For the efficiency to approach 100%, the wasted bits just have to grow more slowly than the ideal size of the word. That's true if the they grow like log2( size of the word ), which is like log2( log2( s ) ). This is true of a couple codes that have been discussed here.
A code where this property is easy to see encodes each number by: b zero bits, where b is the number of bits in the number of bits in s b bits encoding n = number of bits in s n bits encoding s
So, 0 => 0 1 0 (not used for Zipf distributions) 1 => 0 1 1 2 => 00 10 10 3 => 00 10 11 4 => 00 11 100 256 => 0000 1001 100000000 65535 => 00000 10000 1111111111111111 2^32 - 1 => 000000 100000 11111111111111111111111111111111
This code is awful, but (e.g.) the efficiency for a 32 bit number is at worst 32 / ( 6 + 6 + 32 ) = 73%.
You can see that the first two columns grow like the log of the size of the third column, so this meets Henry's requirement.

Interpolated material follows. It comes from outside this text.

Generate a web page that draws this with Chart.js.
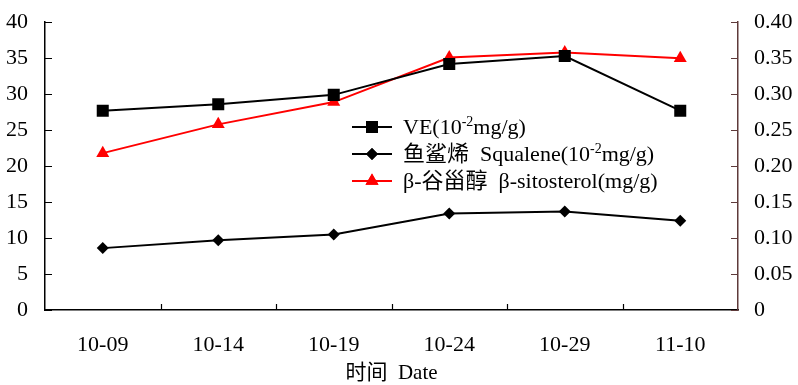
<!DOCTYPE html>
<html>
<head>
<meta charset="utf-8">
<script src="https://cdn.jsdelivr.net/npm/chart.js@4.4.0/dist/chart.umd.min.js"></script>
<style>
html,body{margin:0;padding:0;background:#fff;}
#wrap{width:798px;height:385px;position:relative;}
</style>
</head>
<body>
<div id="wrap"><canvas id="c" width="798" height="385"></canvas></div>
<script>
const categories = ['10-09', '10-14', '10-19', '10-24', '10-29', '11-10'];
const veValues = [27.7, 28.6, 29.9, 34.2, 35.3, 27.7];
const squaleneValues = [8.6, 9.7, 10.5, 13.4, 13.7, 12.4];
const sitosterolValues = [0.218, 0.258, 0.289, 0.351, 0.358, 0.350];
const seriesLabels = ['VE(10⁻²mg/g)', '鱼鲨烯  Squalene(10⁻²mg/g)', 'β-谷甾醇  β-sitosterol(mg/g)'];
const xTitle = '时间  Date';

const SERIF = '"Liberation Serif", "Times New Roman", "Noto Sans CJK SC", serif';
const AXIS_RIGHT_COLOR = '#5e3a3a';

const inwardTicks = {
  id: 'inwardTicks',
  afterDraw(chart) {
    const {ctx, chartArea, scales} = chart;
    ctx.save();
    ctx.lineWidth = 1.2;
    ctx.strokeStyle = '#000';
    ctx.beginPath();
    scales.y.ticks.forEach(t => {
      const py = Math.round(scales.y.getPixelForValue(t.value)) + 0.5;
      ctx.moveTo(chartArea.left, py); ctx.lineTo(chartArea.left + 7, py);
    });
    for (let i = 0; i < categories.length - 1; i++) {
      const px = Math.round((scales.x.getPixelForValue(i) + scales.x.getPixelForValue(i + 1)) / 2) + 0.5;
      ctx.moveTo(px, chartArea.bottom); ctx.lineTo(px, chartArea.bottom - 6);
    }
    ctx.stroke();
    ctx.strokeStyle = AXIS_RIGHT_COLOR;
    ctx.beginPath();
    scales.y1.ticks.forEach(t => {
      const py = Math.round(scales.y1.getPixelForValue(t.value)) + 0.5;
      ctx.moveTo(chartArea.right, py); ctx.lineTo(chartArea.right - 7, py);
    });
    ctx.stroke();
    ctx.restore();
  }
};

const supMap = {'⁻': '-', '²': '2'};
const customLegend = {
  id: 'customLegend',
  afterDraw(chart) {
    const {ctx} = chart;
    const x0 = 352, lineLen = 40, textX = 403;
    const rows = [127, 154, 181];
    ctx.save();
    chart.data.datasets.forEach((ds, i) => {
      const y = rows[i];
      ctx.strokeStyle = ds.borderColor;
      ctx.lineWidth = 2;
      ctx.beginPath(); ctx.moveTo(x0, y); ctx.lineTo(x0 + lineLen, y); ctx.stroke();
      ctx.fillStyle = ds.pointBackgroundColor;
      Chart.helpers.drawPoint(ctx, {pointStyle: ds.pointStyle, radius: ds.pointRadius, borderWidth: 0, rotation: 0}, x0 + lineLen / 2, y);
      ctx.fill();
      const parts = ds.label.split(/([⁻²]+)/);
      let tx = textX;
      ctx.fillStyle = '#000';
      ctx.textBaseline = 'middle';
      ctx.textAlign = 'left';
      parts.forEach(p => {
        if (!p) return;
        if (/^[⁻²]+$/.test(p)) {
          const s = p.split('').map(c => supMap[c]).join('');
          ctx.font = '14px ' + SERIF;
          ctx.fillText(s, tx, y - 5);
          tx += ctx.measureText(s).width;
        } else {
          ctx.font = '22px ' + SERIF;
          ctx.fillText(p, tx, y + 1);
          tx += ctx.measureText(p).width;
        }
      });
    });
    ctx.restore();
  }
};

new Chart(document.getElementById('c'), {
  type: 'line',
  data: {
    labels: categories,
    datasets: [
      {
        label: seriesLabels[0], data: veValues, yAxisID: 'y',
        borderColor: '#000', backgroundColor: '#000', pointBackgroundColor: '#000',
        borderWidth: 2, pointStyle: 'rect', pointRadius: 8.5, pointBorderWidth: 0, tension: 0
      },
      {
        label: seriesLabels[1], data: squaleneValues, yAxisID: 'y',
        borderColor: '#000', backgroundColor: '#000', pointBackgroundColor: '#000',
        borderWidth: 2, pointStyle: 'rectRot', pointRadius: 6, pointBorderWidth: 0, tension: 0
      },
      {
        label: seriesLabels[2], data: sitosterolValues, yAxisID: 'y1',
        borderColor: '#ff0000', backgroundColor: '#ff0000', pointBackgroundColor: '#ff0000',
        borderWidth: 2, pointStyle: 'triangle', pointRadius: 7.5, pointBorderWidth: 0, tension: 0
      }
    ]
  },
  options: {
    responsive: false,
    animation: false,
    layout: {padding: {top: 20, left: 0, right: 0, bottom: 0}},
    plugins: {legend: {display: false}, tooltip: {enabled: false}},
    scales: {
      x: {
        type: 'category', offset: true,
        grid: {display: false},
        border: {display: true, color: '#000', width: 1.5},
        ticks: {color: '#000', font: {family: SERIF, size: 22}, padding: 14, maxRotation: 0},
        title: {display: true, text: xTitle, color: '#000', font: {family: SERIF, size: 21}, padding: {top: 0, bottom: -1}},
        afterFit(s) { s.height = 75; }
      },
      y: {
        position: 'left', min: 0, max: 40,
        grid: {display: false},
        border: {display: true, color: '#000', width: 1.5},
        ticks: {stepSize: 5, color: '#000', font: {family: SERIF, size: 22}, padding: 9},
        afterFit(s) { s.width = 45; }
      },
      y1: {
        position: 'right', min: 0, max: 0.4,
        grid: {display: false},
        border: {display: true, color: AXIS_RIGHT_COLOR, width: 1.5},
        ticks: {stepSize: 0.05, color: '#000', font: {family: SERIF, size: 22}, padding: 8,
          callback: v => (Math.abs(v) < 1e-9 ? '0' : v.toFixed(2))},
        afterFit(s) { s.width = 60; }
      }
    }
  },
  plugins: [inwardTicks, customLegend]
});
</script>
</body>
</html>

For a kinda large number, take the bits on my hard disk as representing a single integer. 80 GB = 80 x 2^33 bits < 2^40 bits, so this would be represented by 40 zero bits, 40 size bits, and ~80 x 2^33 data bits. 80 wasted bits in 80 GB of data, 99.9999999884% efficiency. My whole disk packed efficiently into 1/2^80, one millionth of one millionth of one millionth of one millionth of the code space.
--Steve
I did some experiments with yet another encoding, which I called "split" encoding, which is _not_ universal. The idea is to look at the entire non-normalized Zipf distribution 1/i (i=1,n) and the find the location in the middle of this distribution where the weight on one side approximates the weight on the other. Since this distribution is approximated by the curve 1/x (1<=x<=n), and since the area under this curve is ln(x), we quickly see that the location in the "middle" is sqrt(x) -- i.e., the area to the left of sqrt(x) (1<=z<=sqrt(x)) is equal to the area to the right of sqrt(x) (sqrt(x)<=z<=x). We now assign a high order bit of "0" for i (i=1,sqrt(n)) and a high order bit of "1" for i (i=sqrt(n),n). We now recurse on the two sub-segments (1 to sqrt(n) and sqrt(n) to n). (Of course, we can do a little bit better by breaking the sequence up based on the actual harmonic sum rather than simply breaking it at sqrt(n).) This "split" encoding isn't as good as Huffman, because the average subtree doesn't split evenly as often. However, "split" does have the property that _the encoding preserves ordering_ of the symbols, whereas Huffman does not. Huffman loses its ordering the moment it "bubbles up" a subtree. Thus, Huffman achieves its efficiency by _re-ordering_ the symbols to get the most even splits. Since this re-ordering is highly dependent on the exact number of symbols, Huffman can never be "universal". This "split" encoding also demonstrates the problem with trying to come up with a "universal" encoding for the Zipf distribution: approx half of the cdf is to the right of sqrt(n), and since sqrt(n) increases with increasing n, the encoding is necessarily non-universal. I also instrumented Huffman on the Zipf distribution to try to better understand how evenly it splits the subtrees. Interestingly, no matter how large I made n, Huffman on Zipf of n symbols always had at least one subtree where the weights of the two branches differed by more than 10%. Of course, the efficiency of Huffman doesn't depend upon the largest unbalance, but upon the average unbalance. What is the smallest n for which the Huffman encoding of the Zipf distribution of n symbols has no imbalance exceeding 10% ? I conjecture that this could be an exceedingly large number, because the penalty for such an imbalance becomes vanishingly small with increasing n.